Je suis tombée enceinte en 2004, et j’ai donné naissance en 2005. J’avais 15 ans à l’époque. Je ne voulais pas tomber enceinte aussi jeune, mais c’est arrivé. Je ne savais pas comment utiliser les moyens de contraception avant, je n’étais pas au courant de la planification familiale. Mon deuxième enfant est né en 2006, huit mois seulement après mon premier. Je suis retombée enceinte en 2010, mais si cela n’en tenait qu’à moi, j’aurais souhaité n’avoir que deux enfants.

Le décret d’Atienza met en évidence la perméabilité de l’État philippin à l’influence du Clergé. La sécularité de l’État n’existe que sur papier. La puissante Église catholique impose les outils de contrôle sur le corps féminin, écrasant les efforts d’émancipation de la femme. Secondant le dogmatisme religieux, l’État adopte des politiques archaïques, qui vont jusqu’à criminaliser l’avortement, peu importe les circonstances. Cela a pour effet de marginaliser d’autant plus les femmes à la recherche de solution, en les forçant à se procurer ce service dans l’illégalité. Il va sans dire que l’environnement dans lequel les avortements illégaux sont réalisés est dangereux et insalubre.

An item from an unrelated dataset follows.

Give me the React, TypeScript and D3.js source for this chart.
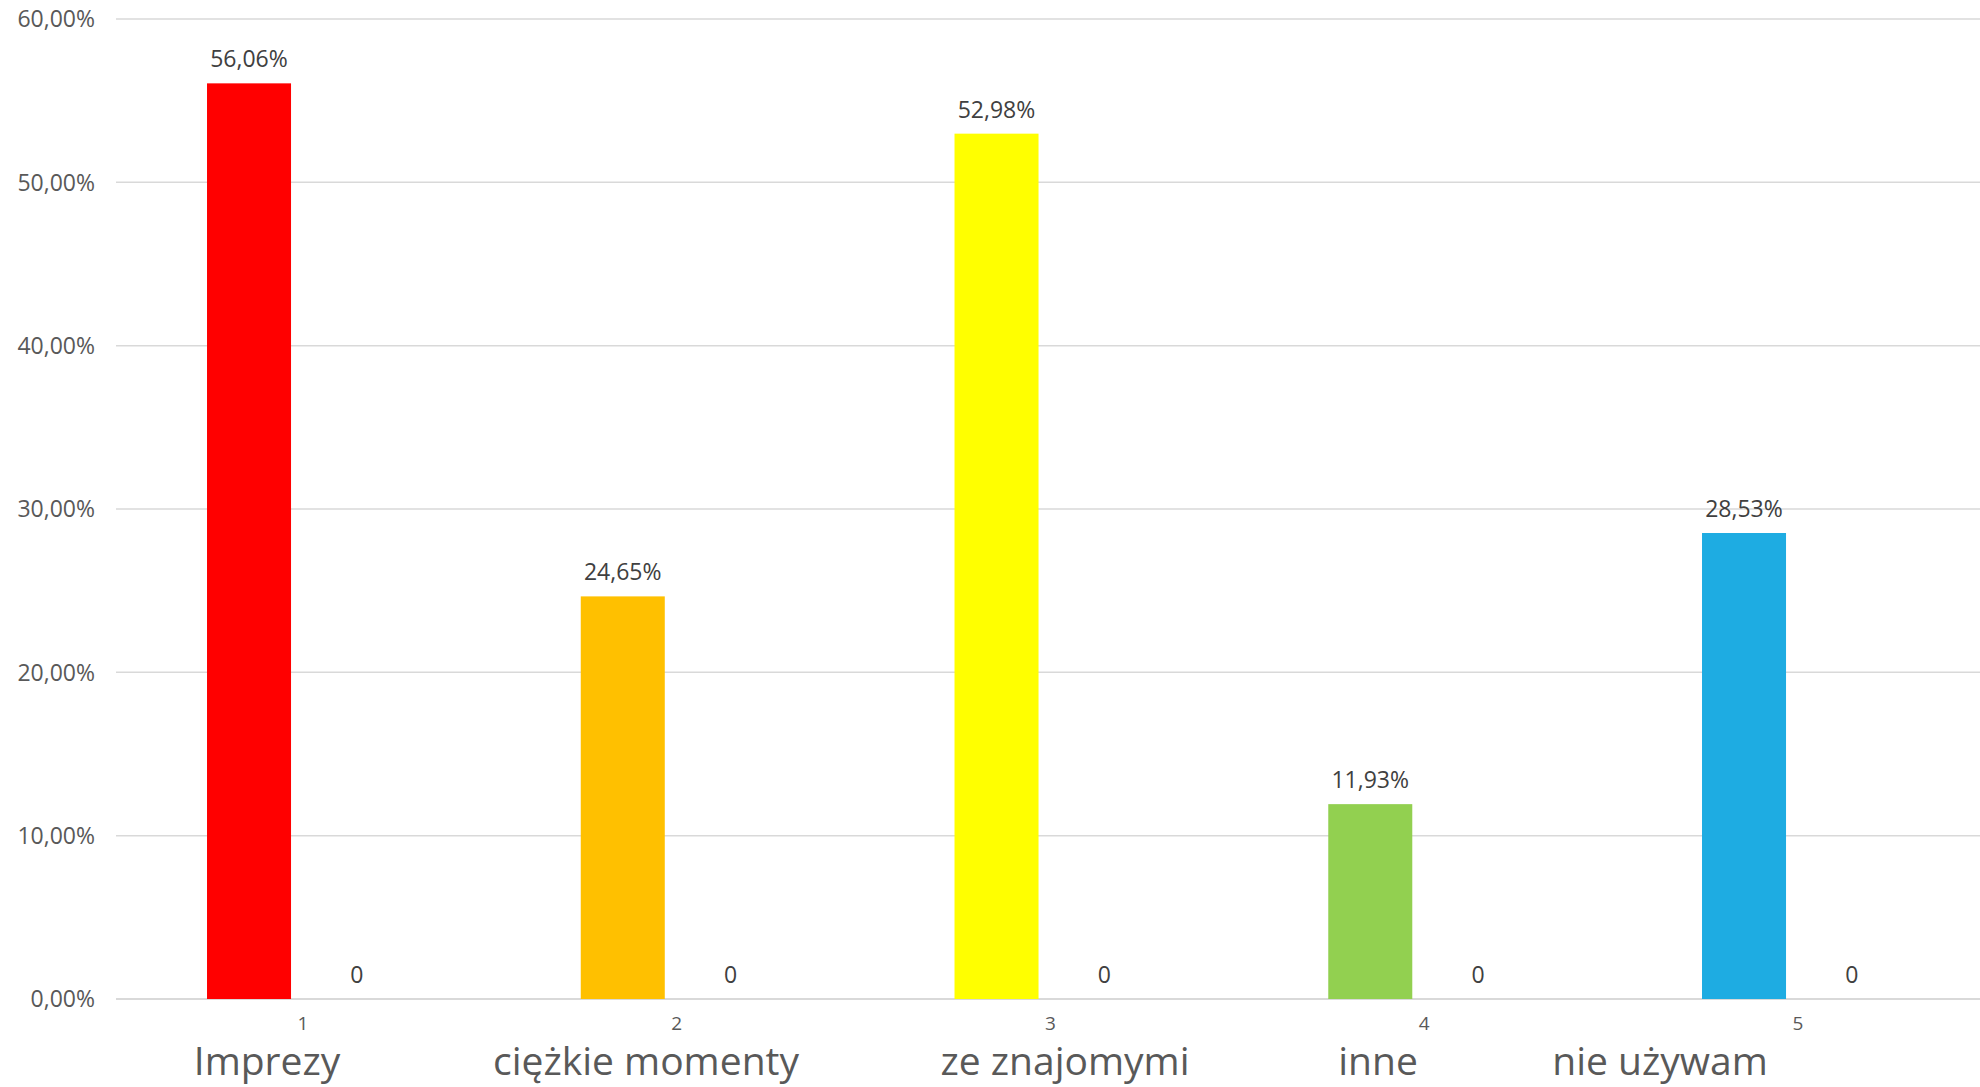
import React from "react";
import * as d3 from "d3";

const categories = ["1", "2", "3", "4", "5"];
const seriesPct = [0.5606, 0.2465, 0.5298, 0.1193, 0.2853];
const seriesZero = [0, 0, 0, 0, 0];
const barColors = ["#FF0000", "#FFC000", "#FFFF00", "#92D050", "#1EACE2"];
const yTicks = [0, 0.1, 0.2, 0.3, 0.4, 0.5, 0.6];
const categoryNames = ["Imprezy", "ciężkie momenty", "ze znajomymi", "inne", "nie używam"];

const W = 1980;
const H = 1087;
const FONT = "'Open Sans', 'DejaVu Sans', sans-serif";

export default function App() {
  const x = d3.scaleBand<string>().domain(categories).range([116, 116 + 5 * 373.75]).padding(0);
  const inner = d3
    .scaleBand<string>()
    .domain(["pct", "zero"])
    .range([0, x.bandwidth()])
    .paddingInner(0.22)
    .paddingOuter(0.845);
  const y = d3.scaleLinear().domain([0, 0.6]).range([999, 19]);
  const fmt = (v: number) => (v * 100).toFixed(2).replace(".", ",") + "%";
  const nameCenters = [267, 646, 1065, 1378, 1660];

  return (
    <svg
      width={W}
      height={H}
      style={{ position: "absolute", left: 0, top: 0, background: "#fff" }}
      fontFamily={FONT}
    >
      {yTicks.map((t) => (
        <g key={t}>
          <line x1={116} x2={W} y1={y(t)} y2={y(t)} stroke="#D9D9D9" strokeWidth={t === 0 ? 2 : 1.5} />
          <text x={95} y={y(t)} dy="0.36em" textAnchor="end" fontSize={23} fill="#595959">
            {fmt(t)}
          </text>
        </g>
      ))}
      {categories.map((c, i) => {
        const x0 = x(c)!;
        const bx = x0 + inner("pct")!;
        const zx = x0 + inner("zero")!;
        const bw = inner.bandwidth();
        return (
          <g key={c}>
            <rect x={bx} y={y(seriesPct[i])} width={bw} height={y(0) - y(seriesPct[i])} fill={barColors[i]} />
            <text x={bx + bw / 2} y={y(seriesPct[i]) - 16} textAnchor="middle" fontSize={23} fill="#404040">
              {fmt(seriesPct[i])}
            </text>
            <text x={zx + bw / 2} y={y(seriesZero[i]) - 16} textAnchor="middle" fontSize={23} fill="#404040">
              {seriesZero[i]}
            </text>
            <text x={x0 + x.bandwidth() / 2} y={1030} textAnchor="middle" fontSize={19} fill="#595959">
              {c}
            </text>
            <text x={nameCenters[i]} y={1075} textAnchor="middle" fontSize={39} fill="#595959">
              {categoryNames[i]}
            </text>
          </g>
        );
      })}
    </svg>
  );
}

Les conséquences sont tragiques : en 2008, des 560 000 femmes qui ont eu recours à la procédure, 1000 y ont laissé leur vie, selon les statistiques officielles [5]. Tristement, ce cercle vicieux afflige davantage les femmes les plus pauvres, qui sont déjà accablées par le manque de ressources et les nombreux besoins de leurs familles grandissantes.


[1L’équivalent de 30 cents canadien.

[2Emma Joseph, « Quick Guide : Manila slum life », (2013) En ligne. http://news.bbc.co.uk/2/shared/spl/hi/picture_ gallery/06/world_manila_slum_life /html/2.stm (page consultée le 13 novembre 2013).

[3Interview complétée le 3 septembre dans le centre de santé reproductive de Likhaan, à Tondo, Manille.

[4Arlette Gautier, « Les politiques de planification familiale dans les pays en développement : du malthusianisme au féminisme ? » Lien social et Politiques 47, (2002), 72.

[5Center for Reproductive Rights, Forsaken Lives, The Harmful Impact of the Philippine Criminal Abortion Ban (New York : Center for Reproductive Rights, 2010).